This plan of arranging the four cylinders and their delivery of power is being used on some of the most recently built American locomotives, but our engines are compounded, only two of the cylinders receiving boiler pressure direct: the Vauclain Balanced Compound, and the Cole Balanced Compound, both previously noted, are of this type, with the large, lowpressure or second-expansion cylinders outside the frame, and the smaller, high-pressure or first-expansion cylinders located inside, or between the frames; in starting a train-particularly a heavy one—the power of the cylinders termed high-pressure is temporarily suspended, thus removing an immensely twisting effect from the cranks in the axle at a critical time, and full boiler pressure at long cut-off is admitted to the large cylinders outside of the frame. After the train is under way, and the action is changed to com pound, the inside cylinders receive direct boiler pressure and exhaust it into the large, outside cylinders in which the final expansive power of the steam is obtained, and from which the exhaust to the atmosphere takes place.

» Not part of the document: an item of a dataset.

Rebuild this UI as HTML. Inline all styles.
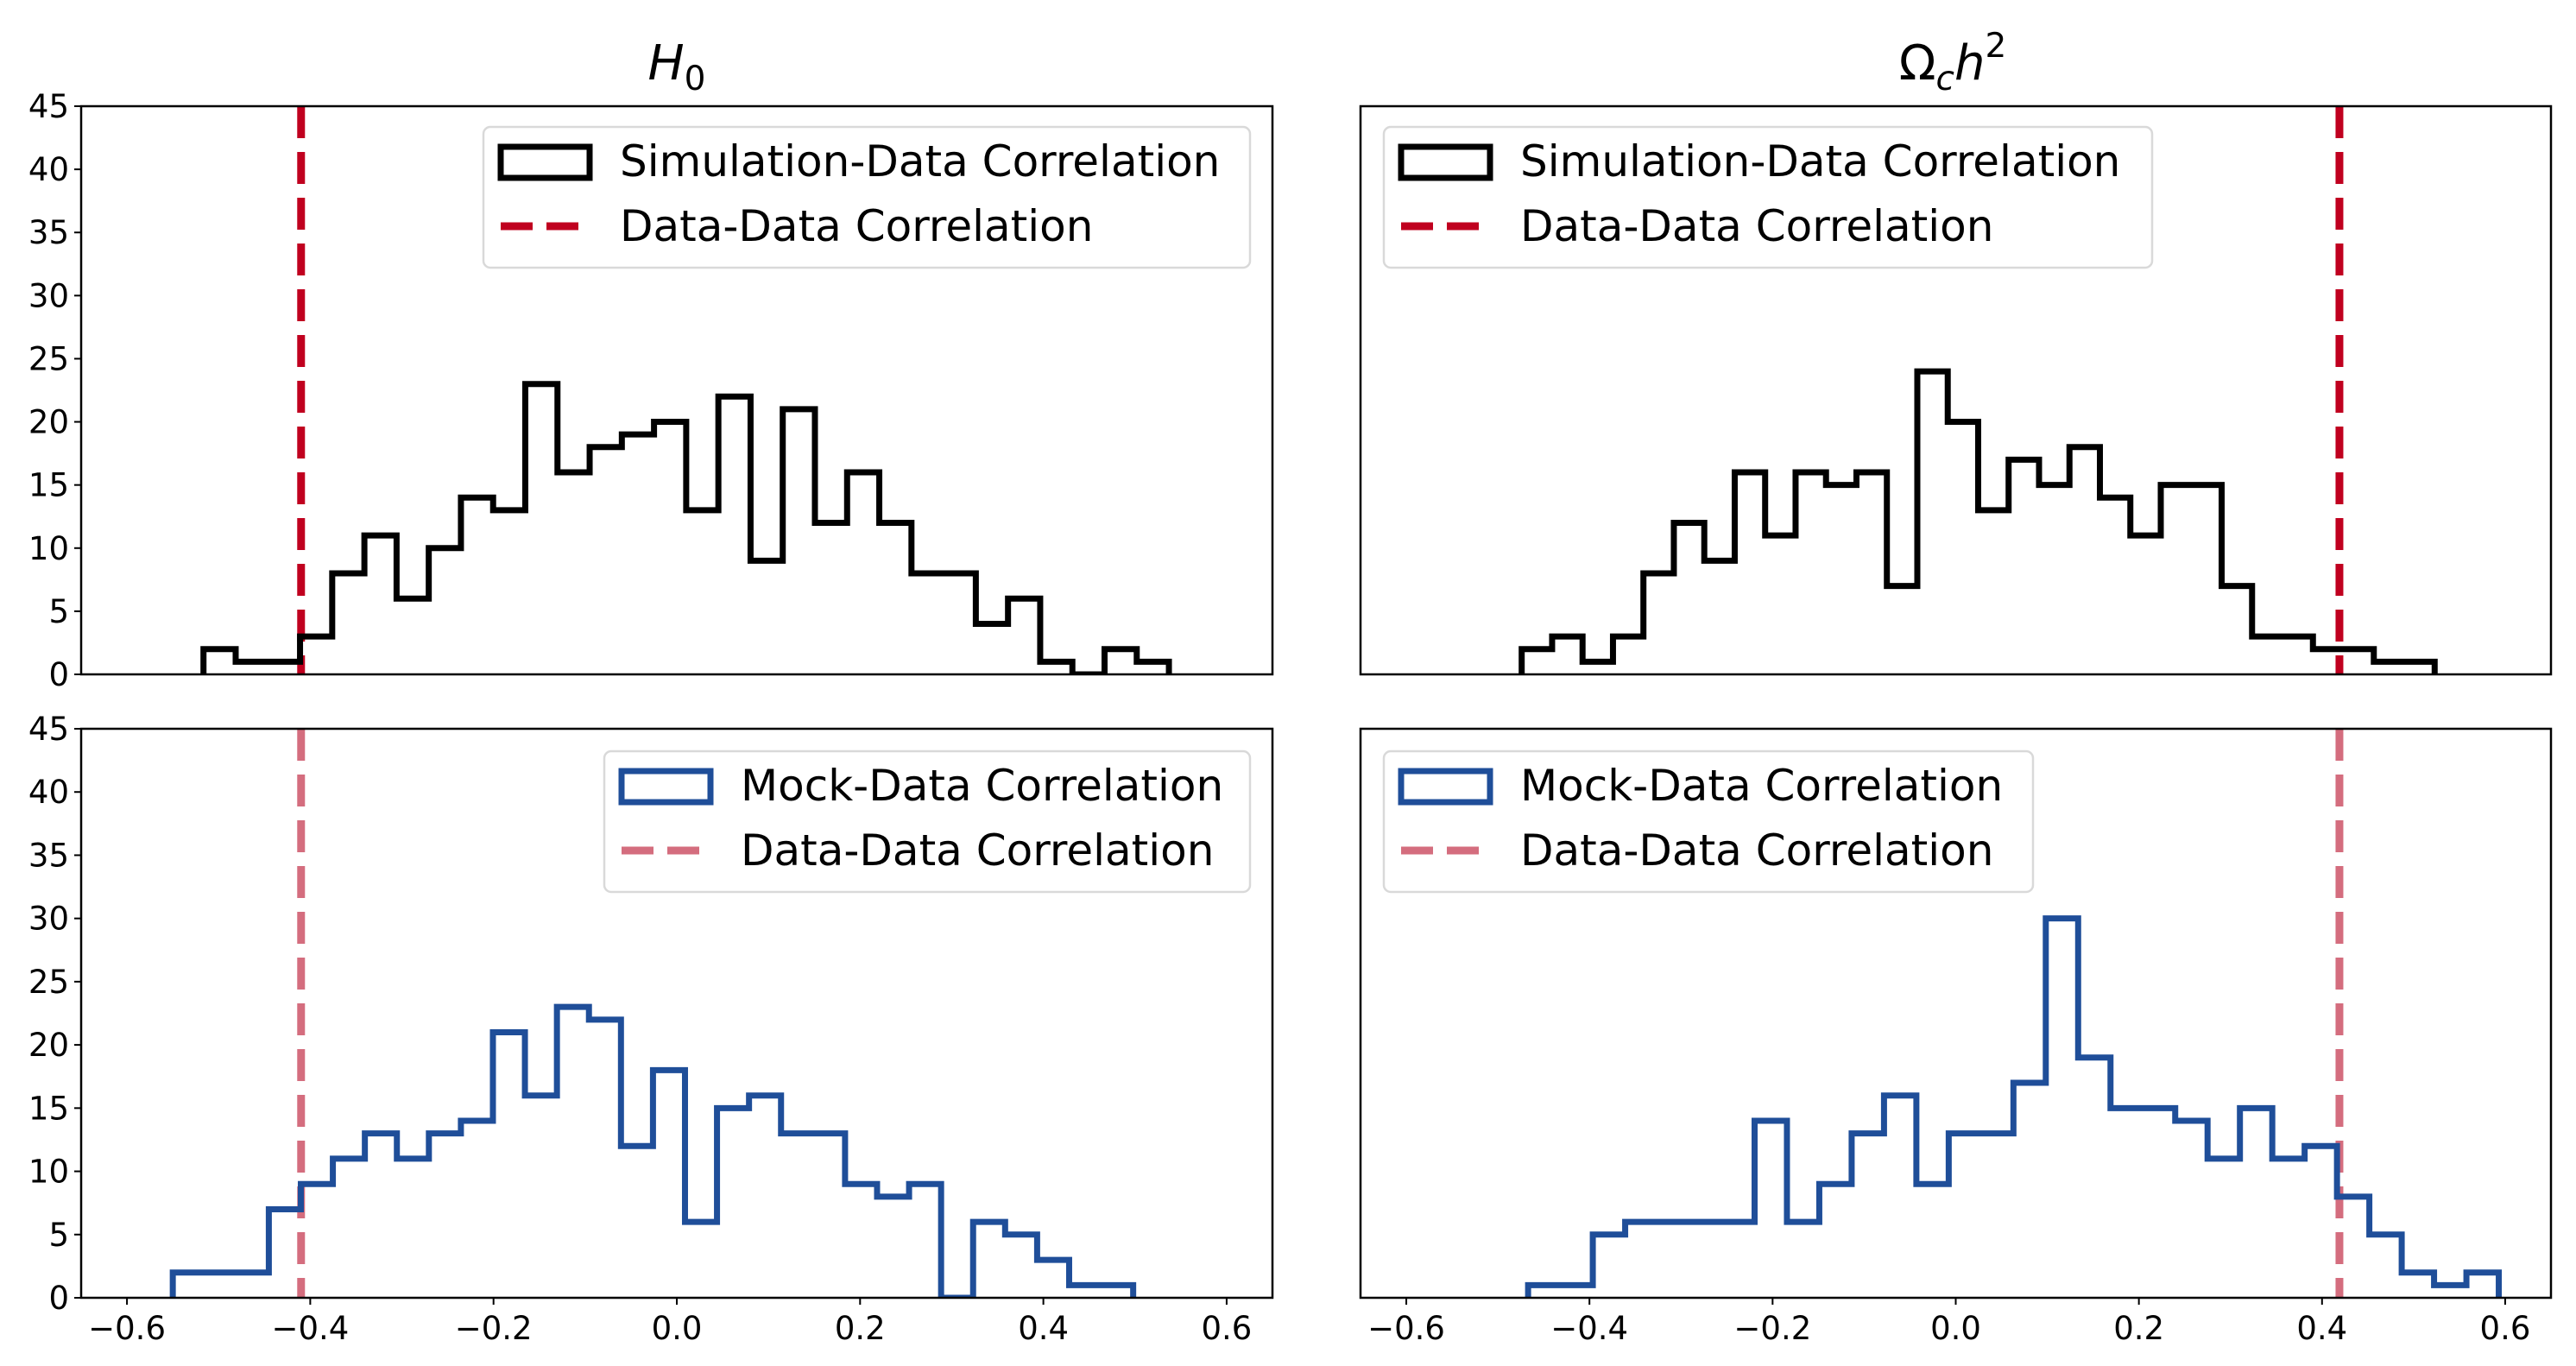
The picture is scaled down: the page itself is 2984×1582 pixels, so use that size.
<!DOCTYPE html>
<html><head><meta charset="utf-8">
<style>
html,body{margin:0;padding:0;background:#fff;}
svg{display:block;font-family:"DejaVu Sans","Liberation Sans",sans-serif;}
</style></head>
<body>
<svg id="fig" width="2984" height="1582" viewBox="0 0 2984 1582" xmlns="http://www.w3.org/2000/svg"></svg>
<script>
// ---- data ----
const h0SimCounts = [2,1,1,3,8,11,6,10,14,13,23,16,18,19,20,13,22,9,21,12,16,12,8,8,4,6,1,0,2,1];
const h0SimRange = [-0.5165, 0.537];
const h0MockCounts = [2,2,2,7,9,11,13,11,13,14,21,16,23,22,12,18,6,15,16,13,13,9,8,9,0,6,5,3,1,1];
const h0MockRange = [-0.55, 0.498];
const omSimCounts = [2,3,1,3,8,12,9,16,11,16,15,16,7,24,20,13,17,15,18,14,11,15,15,7,3,3,2,2,1,1];
const omSimRange = [-0.474, 0.523];
const omMockCounts = [1,1,5,6,6,6,6,14,6,9,13,16,9,13,13,17,30,19,15,15,14,11,15,11,12,8,5,2,1,2];
const omMockRange = [-0.467, 0.593];
const h0DataCorr = -0.41;
const omDataCorr = 0.419;
const xTicks = [-0.6,-0.4,-0.2,0.0,0.2,0.4,0.6];
const xTickLabels = ["\u22120.6","\u22120.4","\u22120.2","0.0","0.2","0.4","0.6"];
const yTicks = [0,5,10,15,20,25,30,35,40,45];
const xLim = [-0.65, 0.65];
const yLim = [0, 45];

const NS = "http://www.w3.org/2000/svg";
const svg = document.getElementById('fig');
function mk(tag, attrs, parent){
  const e = document.createElementNS(NS, tag);
  for (const k in attrs) e.setAttribute(k, attrs[k]);
  (parent||svg).appendChild(e);
  return e;
}
const RED = "#c0001f", PINK = "#d46d7e", BLUE = "#1f4e99";

function panel(cfg){
  const {x0,x1,y0,y1} = cfg;
  const sx = v => x0 + (v - xLim[0]) / (xLim[1]-xLim[0]) * (x1-x0);
  const sy = v => y1 - (v - yLim[0]) / (yLim[1]-yLim[0]) * (y1-y0);
  const g = mk('g', {});
  
  
  const clipId = cfg.name + '-clip';
  const cp = mk('clipPath', {id: clipId}, g);
  mk('rect', {x:x0, y:y0, width:x1-x0, height:y1-y0}, cp);

  const xl = sx(cfg.lineVal);
  const ln = mk('line', {x1:xl, x2:xl, y1:y0, y2:y1, stroke:cfg.lineColor, 'stroke-width':9, 'stroke-dasharray':'37 16', 'clip-path':`url(#${clipId})`}, g);
  
  

  const n = cfg.counts.length;
  const w = (cfg.range[1]-cfg.range[0]) / n;
  let d = `M${sx(cfg.range[0])},${sy(0)}`;
  for (let i=0;i<n;i++){
    const a = sx(cfg.range[0]+i*w), b = sx(cfg.range[0]+(i+1)*w), y = sy(cfg.counts[i]);
    d += ` L${a},${y} L${b},${y}`;
  }
  d += ` L${sx(cfg.range[1])},${sy(0)}`;
  const hp = mk('path', {d:d, fill:'none', stroke:cfg.histColor, 'stroke-width':7, 'stroke-linejoin':'miter', 'clip-path':`url(#${clipId})`}, g);
  
  

  const fr = mk('rect', {x:x0, y:y0, width:x1-x0, height:y1-y0, fill:'none', stroke:'#000', 'stroke-width':2.5}, g);
  
  

  if (cfg.yLabels){
    yTicks.forEach(t => {
      const y = sy(t);
      mk('line', {x1:x0-8, x2:x0, y1:y, y2:y, stroke:'#000', 'stroke-width':2}, g);
      const tx = mk('text', {x:x0-14, y:y+13, 'font-size':37, 'text-anchor':'end', fill:'#000'}, g);
      tx.textContent = String(t);
      
      
    });
  }
  if (cfg.xLabels){
    xTicks.forEach((t,i) => {
      const x = sx(t);
      mk('line', {x1:x, x2:x, y1:y1, y2:y1+8, stroke:'#000', 'stroke-width':2}, g);
      const tx = mk('text', {x:x, y:y1+48, 'font-size':37, 'text-anchor':'middle', fill:'#000'}, g);
      tx.textContent = xTickLabels[i];
      
      
    });
  }

  const L = cfg.legend;
  const lg = mk('g', {}, g);
  
  
  mk('rect', {x:L.x, y:L.y, width:L.w, height:163, rx:8, fill:'#fff', 'fill-opacity':0.85, stroke:'#d9d9d9', 'stroke-width':2.5}, lg);
  mk('rect', {x:L.x+20, y:L.y+23, width:103, height:36, fill:'none', stroke:cfg.histColor, 'stroke-width':7}, lg);
  const t1 = mk('text', {x:L.x+158, y:L.y+57, 'font-size':50, fill:'#000'}, lg);
  t1.textContent = cfg.histLabel;
  
  
  mk('line', {x1:L.x+20, x2:L.x+123, y1:L.y+115, y2:L.y+115, stroke:cfg.lineColor, 'stroke-width':9, 'stroke-dasharray':'37 16'}, lg);
  const t2 = mk('text', {x:L.x+158, y:L.y+132, 'font-size':50, fill:'#000'}, lg);
  t2.textContent = 'Data-Data Correlation';
  
  
}

panel({name:'panel-h0-simulation', x0:94, x1:1474, y0:123, y1:781, counts:h0SimCounts, range:h0SimRange, histColor:'#000', histName:'simulation', histLabel:'Simulation-Data Correlation', lineVal:h0DataCorr, lineColor:RED, yLabels:true, xLabels:false, legend:{x:560, y:147, w:888}});
panel({name:'panel-h0-mock', x0:94, x1:1474, y0:844, y1:1503, counts:h0MockCounts, range:h0MockRange, histColor:BLUE, histName:'mock', histLabel:'Mock-Data Correlation', lineVal:h0DataCorr, lineColor:PINK, yLabels:true, xLabels:true, legend:{x:700, y:870, w:748}});
panel({name:'panel-omega-simulation', x0:1576, x1:2955, y0:123, y1:781, counts:omSimCounts, range:omSimRange, histColor:'#000', histName:'simulation', histLabel:'Simulation-Data Correlation', lineVal:omDataCorr, lineColor:RED, yLabels:false, xLabels:false, legend:{x:1603, y:147, w:890}});
panel({name:'panel-omega-mock', x0:1576, x1:2955, y0:844, y1:1503, counts:omMockCounts, range:omMockRange, histColor:BLUE, histName:'mock', histLabel:'Mock-Data Correlation', lineVal:omDataCorr, lineColor:PINK, yLabels:false, xLabels:true, legend:{x:1603, y:870, w:752}});

const tA = mk('text', {x:784, y:92, 'font-size':56, 'text-anchor':'middle', fill:'#000'});


tA.innerHTML = '<tspan font-style="italic">H</tspan><tspan font-size="39" dy="12">0</tspan>';
const tB = mk('text', {x:2262, y:92, 'font-size':56, 'text-anchor':'middle', fill:'#000'});


tB.innerHTML = '<tspan>\u03A9</tspan><tspan font-size="39" dy="12" font-style="italic">c</tspan><tspan dy="-12" font-style="italic">h</tspan><tspan font-size="39" dy="-26">2</tspan>';
</script>
</body></html>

If the Stephenson valve gear is used on engines of this type it necessitates placing the eccentrics on some other than the crank axle, for there will not be room

left after considering the main cranks; and taking the power to actuate the valve from any other pair of wheels is highly undesirable, both on account of the extra amount of lost motion introduced and the entire disability of the engine in case one side rod should break, if it should be the section between the wheels to which the main rod is attached and the pair carrying the eccentrics-on either side of the engine. The application of the Walschaert gear eliminates the possibility of such troubles, as this gear has no dependence on the axle for anything, and the eccentric can always be placed on the main pair of wheels.

The assertion that the Walschaert valve gear can be applied to engines of odd design without addition of complicated parts, where the Stephenson motion would have to include so much more weight of metal as to be almost prohibited, is proven in the case of this Belgian engine in Fig. 21.

In this engine live steam is used in all of the four cylinders and the operation of each is controlled by a separate piston valve of inside admission-a design of valve quite unusual in European practice-and both valves on each pair of cylinders are actuated by but one set of Walschaert's gear.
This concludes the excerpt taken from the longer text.